EASTERN PASSAGE: The big gamble
Published on December 18, 2014
Red Shores, Charlottetown. File
Jason Malloy - TC Media
The Charlottetown horses are out running in the night.
The stables are quiet, with empty sulkies leaning against the wall, their long arms straight up like they’ve surrendered. Seven at night, full dark, an unseasonably warm November wind. It’s outside that strange concept, the racino. Racinos are supposed to help the failing harness business, the peculiar premise being that it’s OK to introduce casino gambling to a sport where there’s already racetrack gambling, like the two are bound to be complementary.
But here, no one but me is watching the horses. You can hear the jockeys talking as the two horses round the track, their voices moving as the horses travel, the horses and sulkies side by side, one man, one woman.
They talk to me when they pass, me only a standing shadow on the rail.
“How are you doin’?” the man calls.
“Hello,” the woman jockey says. The horses look over, their heads held straight but their big eyes cutting over as they pass through the light from the parking lot. The parking lot, with only a smatter of cars, so quiet that you can hear when a man spits in the distance. There’s a sliver of moon, so that you can see the rest of the lunar circle up there, lit only faintly.
Red Shores is a small casino — three blackjack tables, maybe five for poker. One blackjack table’s being used, and one poker table. Everyone knows everyone: one player is going back to work in Alberta at 2:30 a.m. — he’s gambling until he has to pack, unconcerned about the flow of money.
Dealers and staff keep coming over to ask him when he’s going back. That’s the first strange thing: it’s a first-name basis for everyone but me. There are three local doctors playing at the poker table — probably the best place on P.E.I. to choke on a french fry or have a heart attack. Better chances than the slots, anyway.
Maybe it’s different in summer, busier.
Right now, it’s everything that can be wrong with a casino.
Any government that wants to be in the casino business had better be thinking about just who’s going to play — and how to get people from outside their province to surrender cash. Casinos have been pitched in Newfoundland. Others operate in Halifax and Sydney, N.S., and in a highway-side bunker-like room near Moncton, N.B. There’s apparently a First Nations casino in Woodstock, N.B. — I’ve never seen that one. The rest seem to share the same patrons, the exact same sad, long-distance eyes.
The last time one was proposed in Newfoundland, bureaucrats were blunt in their review of the plan.
“…(It) is questionable whether any material fiscal or economic gains could be achieved, or whether they are worth any social policy trade-offs. Citing past practices in other jurisdictions where casinos have been established, the proponent concedes that a casino would attract few additional tourists to the province and that the majority of its patrons would be residents. … As gaming is largely a discretionary spending item, revenues generated by a casino may be offset by a reduction in Atlantic Lottery Commission revenues or from other expenditures.”

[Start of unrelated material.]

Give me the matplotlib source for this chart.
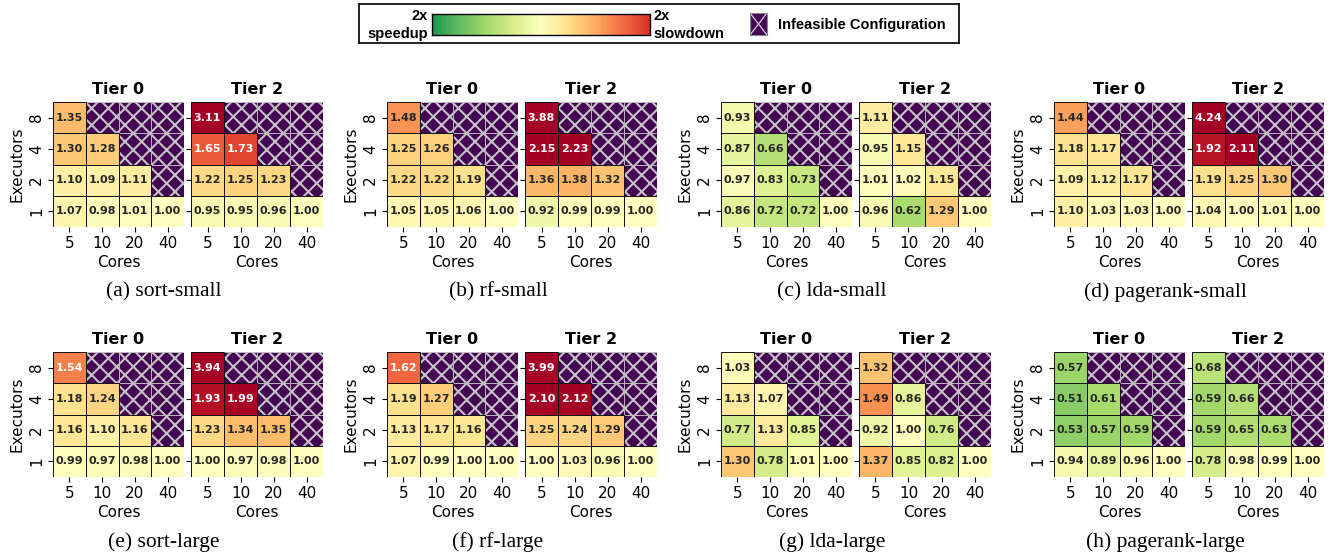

Has tithing the Charlottetown regulars saved the racetrack? Maybe. But only by recycling local dollars that would be spent anyway, the government happily taking its cut while arguing that casino gambling is just an innocent bit of fun, not an inescapable tax on the eternally hopeful.
The horses vanish into the dark again. One makes a typical sound with its lips, a wet and rubbery burble. Not a whicker, more derisive than that, almost dismissive.